L’objectif recherché est assez clair : il s’agit d’assurer une certaine cohérence d’ensemble et une homogénéité de la représentation du personnel au niveau de l’entreprise. A défaut, selon la qualité du dialogue social au niveau des établissements, certains seraient dotés de représentants de proximité et d’autre non. La solution permet également d’éviter de sérieuses difficultés pour résoudre un conflit si un accord conclu au niveau de l’établissement adopte des dispositions inconciliables avec l’accord d’entreprise.
Reste que la portée de l’arrêt est importante. Cette lecture stricte du texte implique de refuser la mise en place de représentants de proximité par accord de groupe mais également par décision unilatérale de l’employeur. Elle exige également de l’appliquer à toute formule analogue. Or la commission de santé, sécurité et condition de travail, lorsqu’elle n’est pas légalement obligatoire (C. trav., art L. 2315-36 et L. 2315-37) est, selon l’article L. 2315-41, mise en place par « l'accord d'entreprise défini à l'article L. 2313-2 ». Un accord d’établissement ne pourrait donc pas, au sein du comité social d’établissement concerné, mettre en place une telle commission. Pourtant, une telle instance vise, tout comme les représentants de proximité, à permettre une meilleure prise en compte des intérêts des salariés.
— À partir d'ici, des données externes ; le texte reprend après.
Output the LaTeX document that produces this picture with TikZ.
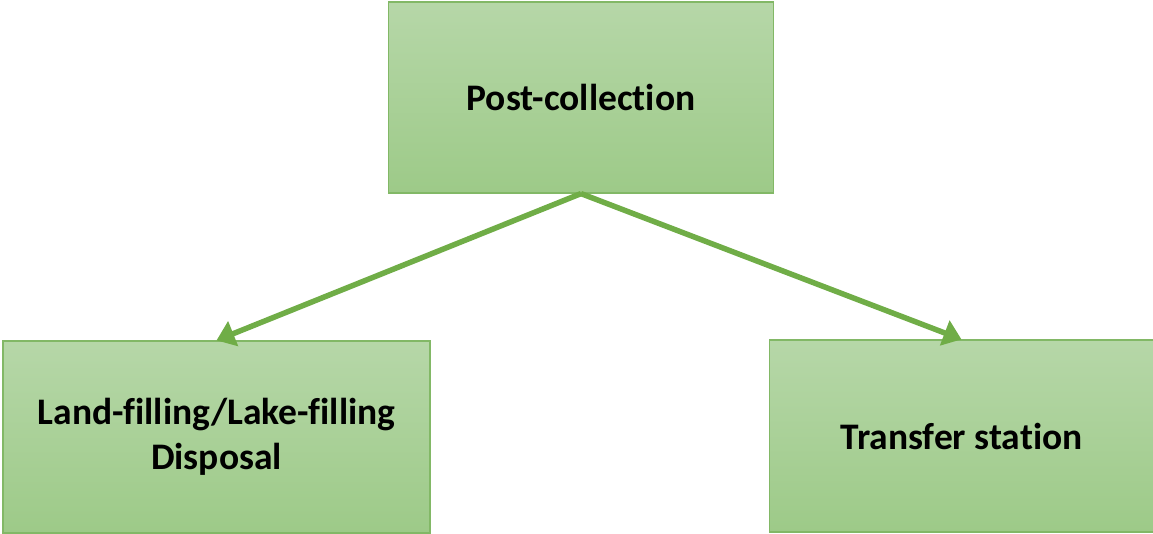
\documentclass[tikz,border=0pt]{standalone}
\usepackage{fontspec}
\setmainfont{Carlito}[Ligatures={NoCommon,NoContextual}]
\usetikzlibrary{arrows.meta}
\definecolor{boxtop}{HTML}{B6D7A8}
\definecolor{boxbottom}{HTML}{9DCA88}
\definecolor{boxline}{HTML}{82B866}
\definecolor{arrowgreen}{HTML}{70AD47}

\begin{document}
\begin{tikzpicture}[x=1pt,y=1pt,>={Triangle[length=18pt,width=26pt]},main node/.style={rectangle,draw=boxline,line width=1.2pt,top color=boxtop,bottom color=boxbottom,align=center,font=\fontsize{37.5}{45}\selectfont\bfseries},link/.style={->,draw=arrowgreen,fill=arrowgreen,line width=5.5pt}]
                        \useasboundingbox (0,0) rectangle (1153,-534);
                        \node[main node,minimum width=385pt,minimum height=191pt] (1) at (581,-97.5) {Post-collection};
                        \node[main node,minimum width=427pt,minimum height=192pt] (2) at (216.5,-437) {Land-filling/Lake-filling\\Disposal};
                        \node[main node,minimum width=384pt,minimum height=192pt] (3) at (961.5,-436) {Transfer station};

                        \path
                                (1.south) edge [link]  (2.north)
                                (1.south) edge [link]  (3.north)
                            ;
                    \end{tikzpicture}
\end{document}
Le résultat d’une négociation menée avec les syndicats majoritaires au niveau de l’entreprise vient ainsi limiter l’autonomie des négociations qui pourraient être menées avec des syndicats disposant d’une légitimité importante au niveau de l’établissement. La Cour, en retenant cette lecture d’un texte ambiguë, renforce ainsi de manière importante l’autorité d’un niveau de négociation sur un autre.
Référence :
■ Soc. 19 déc. 2018, n° 18-23.655 P : D. 2019. 19 ; RDT 2019. 119, obs. C. Wolmark.